|
Ahlaki meseleleri gayri ahlaki bir dil ile konuşamayız!

Ahlaki meseleleri gayri ahlaki bir şekilde konuşarak bir yere varamayız. Olduğumuz yerde çukurlaşarak, batarız ancak.



Çocuk istismarı gündemimizi giderek daha fazla işgal ediyor. Evine bir daha dönmeyen çocuklar ya da öğretmenleri tarafından taciz edilen öğrenci haberini neredeyse her gün konuşur hale geldik.



Konuşur hale geldik cümlesi yanlış oldu.



Ortaya çıkan sorunları, rakip kaleye atılacak gol ya da hasma karşı savrulacak taş olarak ele alıyoruz. Mağdurlar bir hikaye olarak, ıstırap olarak değil olayın nesnesi olarak dilimizde.



Meselelerimizi sadece mesele olarak ele alamadığımız, siyasi kazanca tahvil etmeye kalktığımız sürece, mağdurların ve mazlumların ahı giderek artacak, gayri ahlaki davranışlar geometrik artış göstermeye devam edecek. Acının sahibi ile yekdil olamıyoruz. Ortaya çıkan sorunlara çözüm odaklı yaklaşamıyoruz. Varsa yoksa sizinkiler, bizimkiler.

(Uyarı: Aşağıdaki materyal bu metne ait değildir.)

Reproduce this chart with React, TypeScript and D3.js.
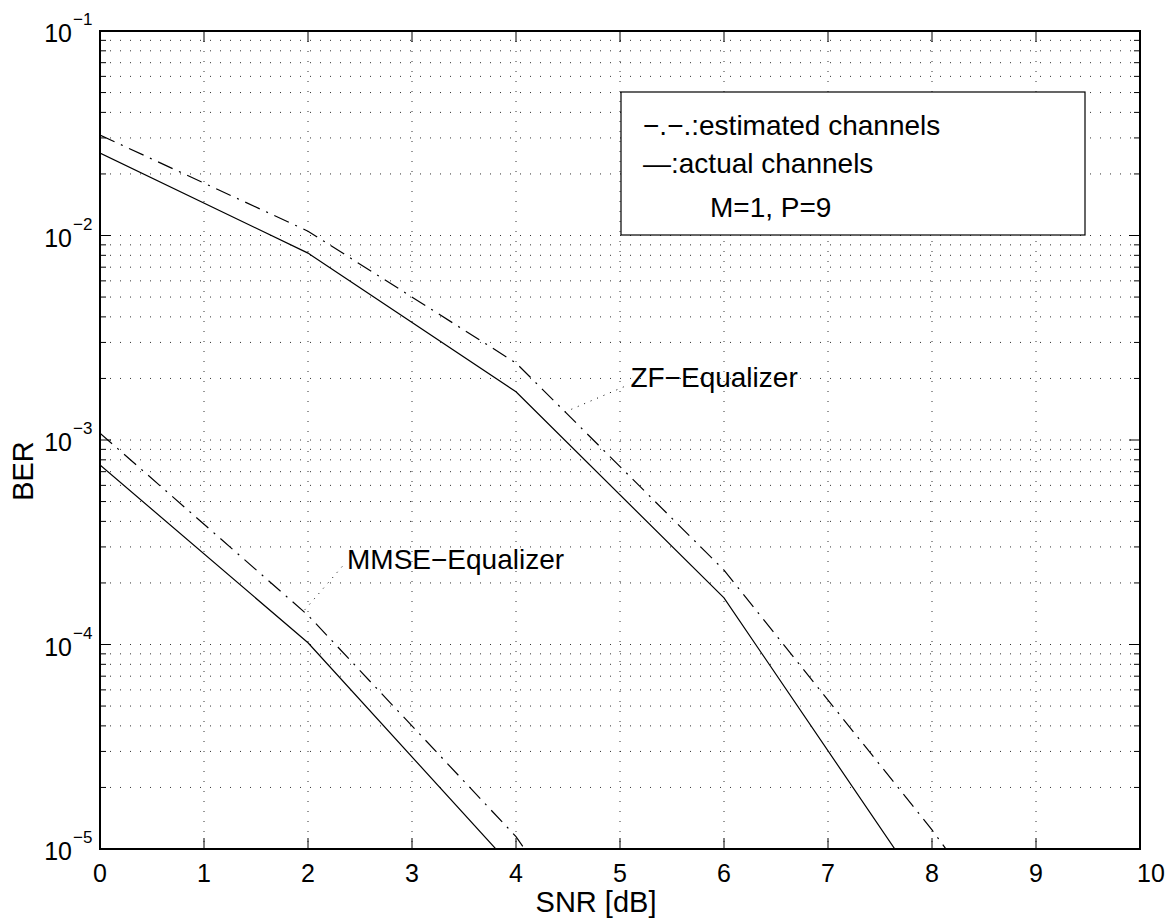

Bizim ahlaksızımız sizin ahlaksızınıza bin çeker yarışına girdik de haberimiz mi yok.



Ahlaksız ahlaksızdır!!!



İdeolojisi olmaz, dini olmaz, cinsiyeti olmaz, kimliği olmaz, memleketi olmaz. AİDİYETİ OLMAZ!



Bir öğretmenin öğrenci evindeki ahlak dışı davranışlarını haftalardır konuşuyoruz. Konuşulanların mahiyeti ve üslubu yaşanmış olaylar kadar kötü.



Bu konuda yazmak için önce ortalığın biraz sakinleşmesini, benzer olayların bir daha yaşanmaması için yapılacakların ve yapılmaması gerekenlerin konuşulacağı bir ortamı bekledim.



Sayın Kılıçdaroğlu'nun sarf etmiş olduğu cümlelerden sonra beklediğim zamanın hiç gelmeyeceğini anladım.



O halde şimdi, sondan geriye gidelim, haberin ilk “servis” edildiği zamana dönelim.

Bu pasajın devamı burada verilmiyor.